アラビア語に興味があります。

 イランはペルシア語の国です。トルコはトルコ語で、現代トルコ語はローマ字で表記されます。

『少女は自転車に乗って』 サウジアラビア映画

2014年02月03日 15時19分14秒 | アラブ文化など
 サウジアラビア人女性監督によるサウジアラビア映画『少女は自転車に乗って』が、岩波ホールで明日まで上映です。東京では、これで終わりのようですが、全国各地で上映されており、「近日公開」の映画館もあるようですね。多くの人に観ていただけたらと思う映画です。

 私は初日の2回目を見ました。

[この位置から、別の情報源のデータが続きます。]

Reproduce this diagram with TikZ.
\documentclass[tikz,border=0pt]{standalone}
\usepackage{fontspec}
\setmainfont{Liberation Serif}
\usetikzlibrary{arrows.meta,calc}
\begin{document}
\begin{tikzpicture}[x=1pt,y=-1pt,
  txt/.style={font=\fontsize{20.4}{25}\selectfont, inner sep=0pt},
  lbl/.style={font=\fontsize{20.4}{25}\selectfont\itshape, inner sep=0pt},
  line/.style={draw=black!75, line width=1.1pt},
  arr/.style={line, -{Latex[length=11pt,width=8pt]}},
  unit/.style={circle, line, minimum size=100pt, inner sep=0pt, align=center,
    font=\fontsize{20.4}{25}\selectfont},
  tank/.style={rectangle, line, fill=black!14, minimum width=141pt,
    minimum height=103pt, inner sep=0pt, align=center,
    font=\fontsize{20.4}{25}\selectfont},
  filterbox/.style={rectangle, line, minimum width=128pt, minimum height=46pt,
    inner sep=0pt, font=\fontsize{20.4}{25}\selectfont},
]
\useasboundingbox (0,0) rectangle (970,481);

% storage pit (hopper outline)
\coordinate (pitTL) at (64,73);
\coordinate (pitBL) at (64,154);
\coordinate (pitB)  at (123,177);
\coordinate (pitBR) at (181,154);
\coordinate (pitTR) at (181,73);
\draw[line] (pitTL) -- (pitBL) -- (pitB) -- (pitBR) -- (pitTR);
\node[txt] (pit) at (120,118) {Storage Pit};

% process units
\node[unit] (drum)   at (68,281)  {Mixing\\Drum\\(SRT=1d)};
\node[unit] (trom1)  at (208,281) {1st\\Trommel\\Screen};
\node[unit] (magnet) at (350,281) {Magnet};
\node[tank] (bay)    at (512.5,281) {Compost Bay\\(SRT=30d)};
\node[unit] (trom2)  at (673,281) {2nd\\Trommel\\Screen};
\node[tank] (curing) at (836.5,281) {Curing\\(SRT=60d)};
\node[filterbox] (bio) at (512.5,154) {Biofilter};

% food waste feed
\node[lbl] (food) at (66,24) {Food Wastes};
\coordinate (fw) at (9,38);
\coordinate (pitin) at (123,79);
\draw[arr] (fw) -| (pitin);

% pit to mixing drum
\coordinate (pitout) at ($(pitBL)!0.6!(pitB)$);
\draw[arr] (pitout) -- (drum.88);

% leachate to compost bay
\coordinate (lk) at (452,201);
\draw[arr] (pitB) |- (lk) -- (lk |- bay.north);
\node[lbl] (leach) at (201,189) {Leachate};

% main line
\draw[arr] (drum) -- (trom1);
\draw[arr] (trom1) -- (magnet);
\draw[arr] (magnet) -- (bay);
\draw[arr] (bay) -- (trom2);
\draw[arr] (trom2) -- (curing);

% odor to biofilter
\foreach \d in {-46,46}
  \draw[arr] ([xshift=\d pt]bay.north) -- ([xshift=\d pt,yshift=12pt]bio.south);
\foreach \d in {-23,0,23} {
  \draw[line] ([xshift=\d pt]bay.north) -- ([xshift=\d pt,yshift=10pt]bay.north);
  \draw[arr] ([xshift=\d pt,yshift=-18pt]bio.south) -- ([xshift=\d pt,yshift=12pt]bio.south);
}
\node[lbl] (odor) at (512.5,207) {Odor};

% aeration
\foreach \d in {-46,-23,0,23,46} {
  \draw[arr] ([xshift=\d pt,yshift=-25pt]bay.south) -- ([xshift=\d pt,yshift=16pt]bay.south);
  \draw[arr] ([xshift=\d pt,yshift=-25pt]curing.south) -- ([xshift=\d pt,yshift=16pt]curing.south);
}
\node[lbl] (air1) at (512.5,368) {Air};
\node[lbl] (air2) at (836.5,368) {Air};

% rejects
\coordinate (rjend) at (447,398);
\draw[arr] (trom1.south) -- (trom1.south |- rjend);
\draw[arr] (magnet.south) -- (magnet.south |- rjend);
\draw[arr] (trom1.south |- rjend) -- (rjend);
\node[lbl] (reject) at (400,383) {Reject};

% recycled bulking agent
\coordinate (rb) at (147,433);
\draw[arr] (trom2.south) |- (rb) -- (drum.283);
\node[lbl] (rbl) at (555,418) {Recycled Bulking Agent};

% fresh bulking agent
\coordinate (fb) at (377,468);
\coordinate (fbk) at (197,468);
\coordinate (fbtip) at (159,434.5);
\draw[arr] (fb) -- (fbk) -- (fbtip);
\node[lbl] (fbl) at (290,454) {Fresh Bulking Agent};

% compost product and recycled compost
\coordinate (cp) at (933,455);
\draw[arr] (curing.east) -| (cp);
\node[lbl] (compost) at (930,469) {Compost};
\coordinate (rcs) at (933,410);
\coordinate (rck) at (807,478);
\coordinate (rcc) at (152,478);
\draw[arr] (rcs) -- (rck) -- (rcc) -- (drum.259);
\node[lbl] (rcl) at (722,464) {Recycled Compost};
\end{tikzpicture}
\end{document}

携帯電話で撮ったブレブレ写真…。(いつもどおり、クリックで拡大。)


 女性差別の厳しいサウジアラビア。小学生のワジダ(Wadjda وجدة)は、濃い灰色の制服の上に黒服、黒ベールをまとって、女子校に通っています。しかし、制服の下はジーンズとスニーカー。幼馴染のアブドッラー君の乗る自転車が羨ましくてしかたがありません。
「私も自転車が欲しい」
しかし、母親は、女の子が自転車なんてと許してくれません。

 通学途中に目にした緑の自転車。それを積んだトラックを追っていくと、あるお店の店頭に。店の主人が言います。
「800リヤルだ。お前には高い」

 でも、どうしてもその自転車が欲しくなったワジダは、ミサンガを作って友達に売ったり、上級生の女の子のラブレターの配達係を請け負ってお駄賃を貰ったり(これが発覚してまた大変なことになる!)、何とか自転車を買うお金を自力で工面しようとしますが、800リヤルには程遠く…。

 そんなある日、学校で、コーラン暗唱大会が行なわれることになります。優勝すれば賞金が貰えます。自転車を買うことができるのです。問題児だったワジダが、いきなりコーランを猛勉強し始めます。果たして、ワジダは優勝できるのか? 何か、優勝できそう、優勝して賞金を貰って、めでたく自転車を手に入れるのね!と思いながら観ていると、おっと、そうは問屋が卸さない。

 ワジダと一緒に観客もがっかりするのですが、さらにストーリーは展開、ラストシーンは涙腺が緩みます。

 この映画に関しては、町山智浩さんという方が、ラジオで、サウジアラビアや世界の現状も踏まえた、なかなか興味深い解説をしてくださっています。町山さんは、知る人によると、普段は勝手なことばかり仰っているそうですが、この解説はとても好意的です。YouTube で音声が聞けるのですが、著作権の関係などからか、アップされては消え、また別の場所でアップされ、の状態のようです。「町山智浩 少女は自転車に乗って」で検索していただければ、いくつかファイルが出てくるのではと思います。

 また、映画ブロガー杉本穂高さんも "「少女は自転車にのって」レビュー、ステレオタイプの打破の仕方" において、「この映画はむしろ共感を通じて、サウジの人たちも自分たちとそんなに変わらないと思わせてくれる作品です。」と書かれています。町田さんも、同趣旨のことをラジオ解説の中で仰っています。

 サウジアラビア人女性初の映画監督による映画、というのも、この映画の価値あるところ。撮影もすべてサウジアラビア国内で行なわれたとのこと、サウジアラビア人女性の意気込みを感じさせます。全国で、いや、全世界で観られていきますように。